Only 13 out of the 38 departments have shown improvement over last fiscal
THIRUVANANTHAPURAM: The Planning Board’s strategy to improve plan fund utilisation by dividing a fiscal into four quarters and setting utilisation targets for each quarter seems to have fallen flat.
The target set for the first quarter (April-June) was 10 percent but the first quarter spending during the 2014-15 fiscal is a mere 2.73 percent, a sign of development freeze.
The Q1 spending of last fiscal, which was considered to be one of the worst, looks better at 4.71 percent. Intriguingly, this fiscal’s virtual non-spending has happened at a time when the state has already exhausted Rs 4,400 crore of the Rs 12,000 crore it can borrow from the open market for development purposes.
Only 13 out of the 38 departments have shown improvement over last fiscal. Here are some of the major departments that have become dysfunctional or recorded below one percent utilisation: environment, higher education, housing, scheduled tribes, social justice and transport. As for local bodies, a utilisation of 0.1 percent demonstrates nothing but a breakdown of decentralised planning.
Only public works and tourism have crossed the target of 10 percent utilisation and both are departments where the spending has consistently been on the higher side.

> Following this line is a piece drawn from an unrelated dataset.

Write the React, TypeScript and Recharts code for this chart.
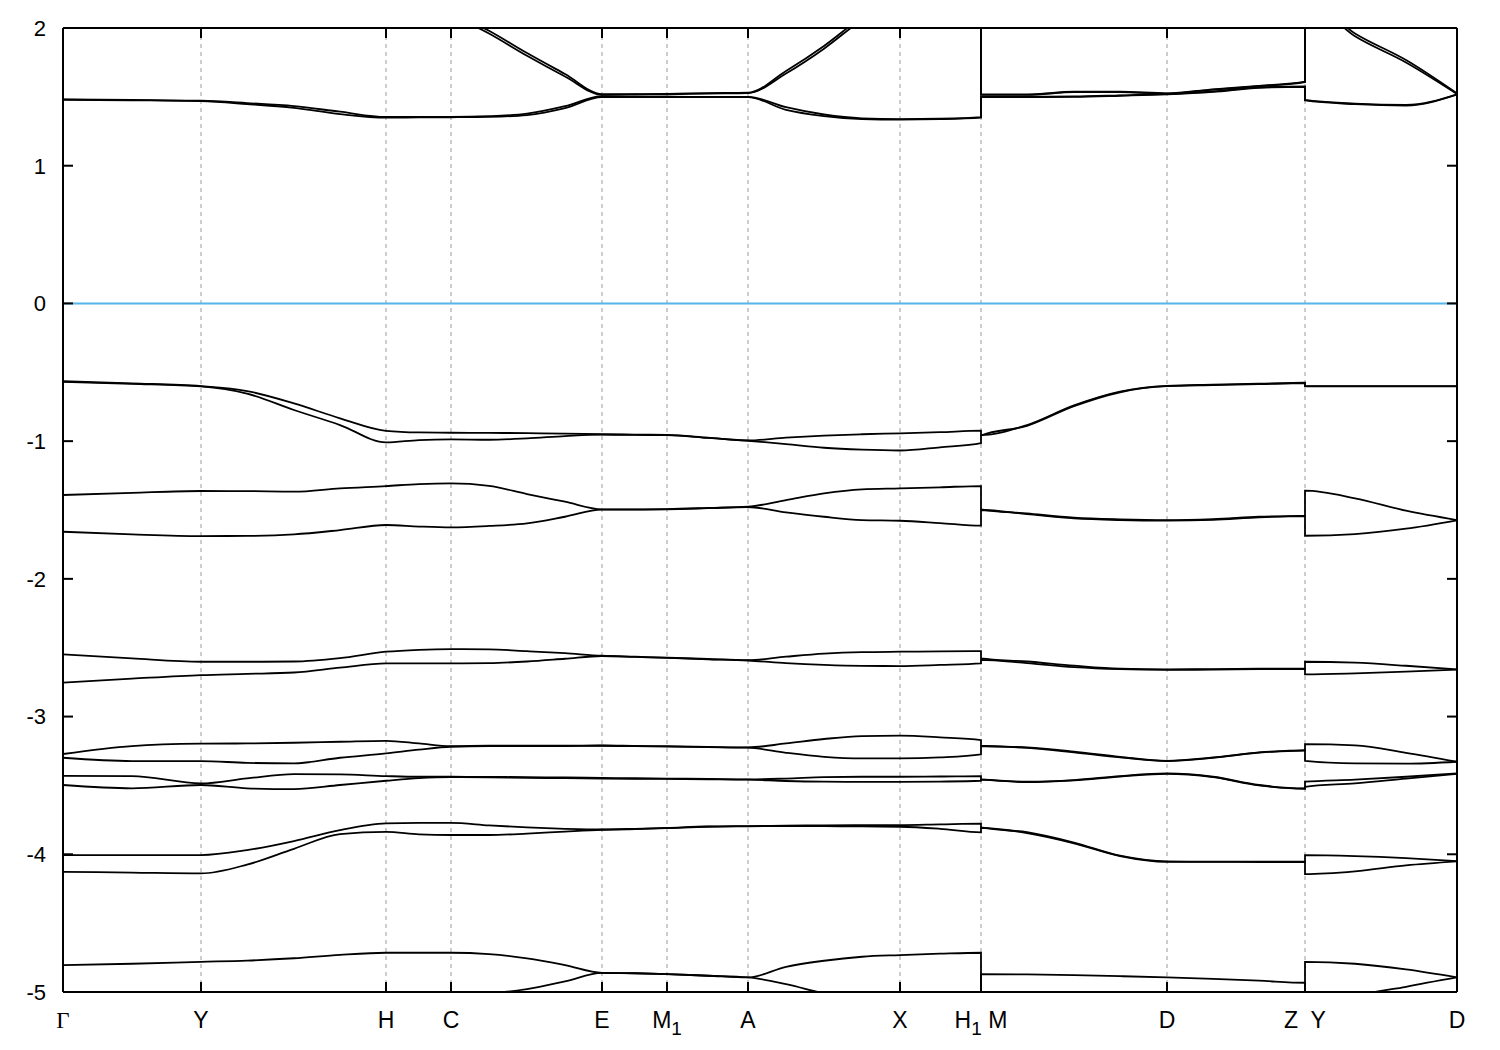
import React from 'react';
import { LineChart, Line, XAxis, YAxis, ReferenceLine } from 'recharts';

// k-path coordinate of each sample; H1|M and Z|Y appear twice (path jumps there)
const K_GRID = [
  0, 0.69, 1.38, 1.84, 2.31, 2.77, 3.23, 3.56, 3.88, 4.26, 4.64, 5.02, 5.39, 5.72, 6.04, 6.45, 6.85,
  7.23, 7.61, 7.99, 8.37, 8.77, 9.18, 9.18, 9.64, 10.11, 10.57, 11.04, 11.5, 11.96, 12.42, 12.42,
  12.92, 13.43, 13.94,
];
const K_MAX = 13.94;

const K_TICKS = [0, 1.38, 3.23, 3.88, 5.39, 6.04, 6.85, 8.37, 9.18, 11.04, 12.42, 13.94];
const K_LABELS = ['Γ', 'Y', 'H', 'C', 'E', 'M_1', 'A', 'X', 'H_1 M', 'D', 'Z  Y', 'D'];
const E_TICKS = [-5, -4, -3, -2, -1, 0, 1, 2];

// conduction bands (eV)
const cbHighA = [2.6, 2.6, 2.55, 2.5, 2.45, 2.4, 2.35, 2.25, 2.12, 1.98, 1.818, 1.666, 1.52, 1.52, 1.522, 1.527, 1.53, 1.688, 1.87, 2.08, 2.25, 2.4, 2.5, 1.518, 1.518, 1.537, 1.537, 1.526, 1.555, 1.58, 1.61, 2.22, 1.96, 1.767, 1.525];
const cbHighB = [2.58, 2.58, 2.53, 2.48, 2.43, 2.38, 2.33, 2.23, 2.1, 1.96, 1.798, 1.648, 1.515, 1.517, 1.519, 1.524, 1.527, 1.67, 1.85, 2.06, 2.23, 2.38, 2.48, 1.515, 1.515, 1.534, 1.534, 1.523, 1.552, 1.577, 1.607, 2.2, 1.94, 1.75, 1.521];
const cbLowA = [1.482, 1.478, 1.472, 1.455, 1.433, 1.392, 1.354, 1.355, 1.355, 1.36, 1.378, 1.432, 1.505, 1.502, 1.501, 1.5, 1.5, 1.425, 1.372, 1.344, 1.338, 1.341, 1.353, 1.502, 1.502, 1.503, 1.511, 1.521, 1.54, 1.569, 1.576, 1.478, 1.451, 1.441, 1.519];
const cbLowB = [1.479, 1.475, 1.469, 1.448, 1.42, 1.375, 1.349, 1.351, 1.352, 1.355, 1.368, 1.418, 1.498, 1.498, 1.498, 1.498, 1.498, 1.405, 1.36, 1.339, 1.335, 1.338, 1.349, 1.498, 1.498, 1.5, 1.508, 1.518, 1.536, 1.566, 1.573, 1.474, 1.447, 1.437, 1.516];

// valence bands (eV)
const vb1Upper = [-0.565, -0.58, -0.6, -0.636, -0.726, -0.834, -0.925, -0.937, -0.939, -0.94, -0.942, -0.945, -0.95, -0.953, -0.955, -0.975, -0.995, -0.975, -0.96, -0.95, -0.943, -0.935, -0.924, -0.955, -0.883, -0.74, -0.64, -0.598, -0.59, -0.583, -0.576, -0.6, -0.6, -0.6, -0.6];
const vb1Lower = [-0.57, -0.584, -0.603, -0.655, -0.774, -0.883, -1.009, -0.992, -0.987, -0.99, -0.98, -0.963, -0.952, -0.955, -0.957, -0.977, -0.997, -1.021, -1.048, -1.062, -1.068, -1.045, -1.015, -0.96, -0.889, -0.746, -0.645, -0.601, -0.593, -0.586, -0.579, -0.603, -0.603, -0.603, -0.603];
const vb2Upper = [-1.391, -1.375, -1.362, -1.363, -1.367, -1.343, -1.326, -1.312, -1.307, -1.325, -1.384, -1.44, -1.495, -1.495, -1.493, -1.485, -1.476, -1.428, -1.379, -1.35, -1.343, -1.335, -1.326, -1.495, -1.525, -1.556, -1.568, -1.573, -1.566, -1.549, -1.541, -1.36, -1.415, -1.505, -1.573];
const vb2Lower = [-1.658, -1.677, -1.689, -1.688, -1.677, -1.646, -1.609, -1.62, -1.626, -1.616, -1.597, -1.549, -1.497, -1.497, -1.495, -1.487, -1.479, -1.517, -1.549, -1.573, -1.578, -1.595, -1.614, -1.5, -1.53, -1.561, -1.573, -1.577, -1.571, -1.553, -1.545, -1.687, -1.675, -1.636, -1.575];
const vb3Upper = [-2.548, -2.578, -2.602, -2.602, -2.6, -2.575, -2.529, -2.515, -2.51, -2.512, -2.525, -2.54, -2.558, -2.565, -2.572, -2.582, -2.59, -2.565, -2.543, -2.532, -2.529, -2.527, -2.525, -2.578, -2.6, -2.63, -2.652, -2.657, -2.655, -2.652, -2.65, -2.602, -2.609, -2.631, -2.657];
const vb3Lower = [-2.754, -2.725, -2.699, -2.69, -2.68, -2.645, -2.614, -2.614, -2.614, -2.612, -2.6, -2.58, -2.56, -2.567, -2.574, -2.584, -2.593, -2.612, -2.625, -2.632, -2.633, -2.625, -2.614, -2.588, -2.612, -2.641, -2.656, -2.661, -2.659, -2.656, -2.654, -2.693, -2.686, -2.674, -2.659];
const vb4A = [-3.272, -3.214, -3.197, -3.195, -3.19, -3.183, -3.176, -3.195, -3.215, -3.212, -3.212, -3.212, -3.21, -3.213, -3.215, -3.22, -3.224, -3.195, -3.163, -3.142, -3.139, -3.151, -3.171, -3.212, -3.224, -3.255, -3.292, -3.321, -3.297, -3.26, -3.243, -3.2, -3.209, -3.263, -3.328];
const vb4B = [-3.299, -3.323, -3.323, -3.336, -3.34, -3.299, -3.268, -3.24, -3.219, -3.215, -3.215, -3.214, -3.212, -3.215, -3.218, -3.222, -3.226, -3.263, -3.292, -3.304, -3.304, -3.297, -3.275, -3.214, -3.228, -3.26, -3.296, -3.323, -3.3, -3.262, -3.245, -3.321, -3.34, -3.342, -3.328];
const vb4C = [-3.43, -3.432, -3.485, -3.449, -3.418, -3.42, -3.432, -3.437, -3.437, -3.438, -3.44, -3.442, -3.445, -3.448, -3.45, -3.453, -3.456, -3.45, -3.44, -3.437, -3.437, -3.435, -3.432, -3.456, -3.473, -3.461, -3.432, -3.413, -3.437, -3.497, -3.521, -3.473, -3.458, -3.437, -3.413];
const vb4D = [-3.497, -3.521, -3.497, -3.521, -3.527, -3.497, -3.466, -3.447, -3.44, -3.442, -3.445, -3.447, -3.45, -3.452, -3.453, -3.455, -3.458, -3.468, -3.473, -3.474, -3.474, -3.472, -3.466, -3.458, -3.476, -3.463, -3.436, -3.416, -3.44, -3.5, -3.524, -3.51, -3.485, -3.45, -3.416];
const vb5Upper = [-4.006, -4.006, -4.006, -3.97, -3.904, -3.824, -3.776, -3.772, -3.772, -3.79, -3.805, -3.815, -3.82, -3.815, -3.808, -3.798, -3.795, -3.792, -3.79, -3.788, -3.788, -3.783, -3.778, -3.805, -3.84, -3.915, -4.01, -4.052, -4.053, -4.054, -4.054, -4.006, -4.013, -4.028, -4.05];
const vb5Lower = [-4.127, -4.133, -4.139, -4.075, -3.96, -3.853, -3.837, -3.855, -3.86, -3.86, -3.85, -3.835, -3.822, -3.817, -3.81, -3.8, -3.797, -3.795, -3.795, -3.798, -3.8, -3.815, -3.841, -3.808, -3.846, -3.92, -4.013, -4.055, -4.055, -4.056, -4.056, -4.144, -4.124, -4.081, -4.052];
const vb6Upper = [-4.805, -4.795, -4.781, -4.772, -4.755, -4.73, -4.715, -4.715, -4.715, -4.725, -4.756, -4.805, -4.861, -4.864, -4.87, -4.882, -4.894, -4.817, -4.773, -4.744, -4.732, -4.722, -4.715, -5.3, -5.3, -5.3, -5.3, -5.3, -5.3, -5.3, -5.3, -5.4, -5.04, -4.962, -4.894];
const vb6Lower = [-5.3, -5.3, -5.35, -5.3, -5.2, -5.1, -5.06, -5.03, -5.0, -5.005, -4.979, -4.923, -4.861, -4.864, -4.87, -4.882, -4.894, -4.943, -5.01, -5.06, -5.08, -5.07, -5.05, -4.87, -4.872, -4.878, -4.885, -4.894, -4.905, -4.918, -4.933, -4.781, -4.795, -4.836, -4.894];

const BANDS = [
  cbHighA, cbHighB, cbLowA, cbLowB,
  vb1Upper, vb1Lower, vb2Upper, vb2Lower, vb3Upper, vb3Lower,
  vb4A, vb4B, vb4C, vb4D, vb5Upper, vb5Lower, vb6Upper, vb6Lower,
];

const rows = K_GRID.map((k, i) => {
  const r: Record<string, number> = { k };
  BANDS.forEach((b, j) => {
    r['b' + j] = b[i];
  });
  return r;
});

const FONT = '"Liberation Sans", Arial, sans-serif';
const TICK_DK = 0.1; // inward tick length along k
const TICK_DE = 0.073; // inward tick length along E
const E_MIN = -5;
const E_MAX = 2;

function KTick(props: any) {
  const { x, y, payload } = props;
  const idx = K_TICKS.findIndex((t) => Math.abs(t - payload.value) < 1e-6);
  const label = idx >= 0 ? K_LABELS[idx] : '';
  const m = label.match(/^(.*?)_(\d)(.*)$/);
  return (
    <text x={x} y={y} dy="0.72em" textAnchor="middle" fontSize={23} fill="#000"
      fontFamily={label === 'Γ' ? '"Liberation Serif", serif' : FONT} style={{ whiteSpace: 'pre' }}>
      {m ? (
        <>
          <tspan>{m[1]}</tspan>
          <tspan dy={7} fontSize={19}>{m[2]}</tspan>
          {m[3] ? <tspan dy={-7}>{m[3]}</tspan> : null}
        </>
      ) : (
        label
      )}
    </text>
  );
}

const inner = K_TICKS.slice(1, -1);

export default function App() {
  return (
    <div style={{ position: 'absolute', left: 0, top: 0, width: 1500, height: 1050, background: '#fff' }}>
      <LineChart width={1500} height={1050} data={rows} margin={{ top: 28, right: 43, bottom: 0, left: 0 }}>
        <XAxis
          type="number"
          dataKey="k"
          domain={[0, K_MAX]}
          ticks={K_TICKS}
          interval={0}
          allowDataOverflow
          height={58}
          tickLine={false}
          tickSize={0}
          tickMargin={19}
          axisLine={{ stroke: '#000', strokeWidth: 2 }}
          tick={<KTick />}
        />
        <YAxis
          type="number"
          domain={[E_MIN, E_MAX]}
          ticks={E_TICKS}
          interval={0}
          allowDataOverflow
          width={63}
          tickLine={false}
          tickSize={0}
          tickMargin={17}
          axisLine={{ stroke: '#000', strokeWidth: 2 }}
          tick={{ fontSize: 22, fill: '#000', fontFamily: FONT }}
        />
        {inner.map((k) => (
          <ReferenceLine key={'g' + k} x={k} stroke="#9a9a9a" strokeWidth={1} strokeDasharray="4 4" />
        ))}
        <ReferenceLine y={0} stroke="#56b4e9" strokeWidth={2} />
        {BANDS.map((_, j) => (
          <Line
            key={'b' + j}
            dataKey={'b' + j}
            type="monotone"
            stroke="#000"
            strokeWidth={1.8}
            dot={false}
            activeDot={false}
            isAnimationActive={false}
          />
        ))}
        <ReferenceLine y={E_MAX} stroke="#000" strokeWidth={2} />
        <ReferenceLine x={K_MAX} stroke="#000" strokeWidth={2} />
        {inner.map((k) => (
          <ReferenceLine key={'tb' + k} segment={[{ x: k, y: E_MIN }, { x: k, y: E_MIN + TICK_DE }]} stroke="#000" strokeWidth={2} />
        ))}
        {inner.map((k) => (
          <ReferenceLine key={'tt' + k} segment={[{ x: k, y: E_MAX }, { x: k, y: E_MAX - TICK_DE }]} stroke="#000" strokeWidth={2} />
        ))}
        {E_TICKS.slice(1, -1).map((e) => (
          <ReferenceLine key={'tl' + e} segment={[{ x: 0, y: e }, { x: TICK_DK, y: e }]} stroke="#000" strokeWidth={2} />
        ))}
        {E_TICKS.slice(1, -1).map((e) => (
          <ReferenceLine key={'tr' + e} segment={[{ x: K_MAX - TICK_DK, y: e }, { x: K_MAX, y: e }]} stroke="#000" strokeWidth={2} />
        ))}
      </LineChart>
    </div>
  );
}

But even in these two, spending has fallen considerably. For instance, during the last fiscal, the public works department had spent 45 percent of its allocated funds within the first quarter itself. This fiscal, it has come down to 17 percent. Similar is the case with tourism where utilisation has come down to 10.54 percent from 12.6 percent last fiscal first quarter.
A substantial portion of the Rs 4,400 crore borrowed exclusively for development purposes has gone into non-plan expenditure like salaries, pensions and interest. “Till August, the state has spent only Rs 749 crore on plan implementation while it has already borrowed '4,400 crore,” former finance minister Dr T. M. Thomas Isaac said.
“Now they will borrow another Rs 1,000 crore to meet the Onam expenses. All this is leading to complete financial anarchy,” he added.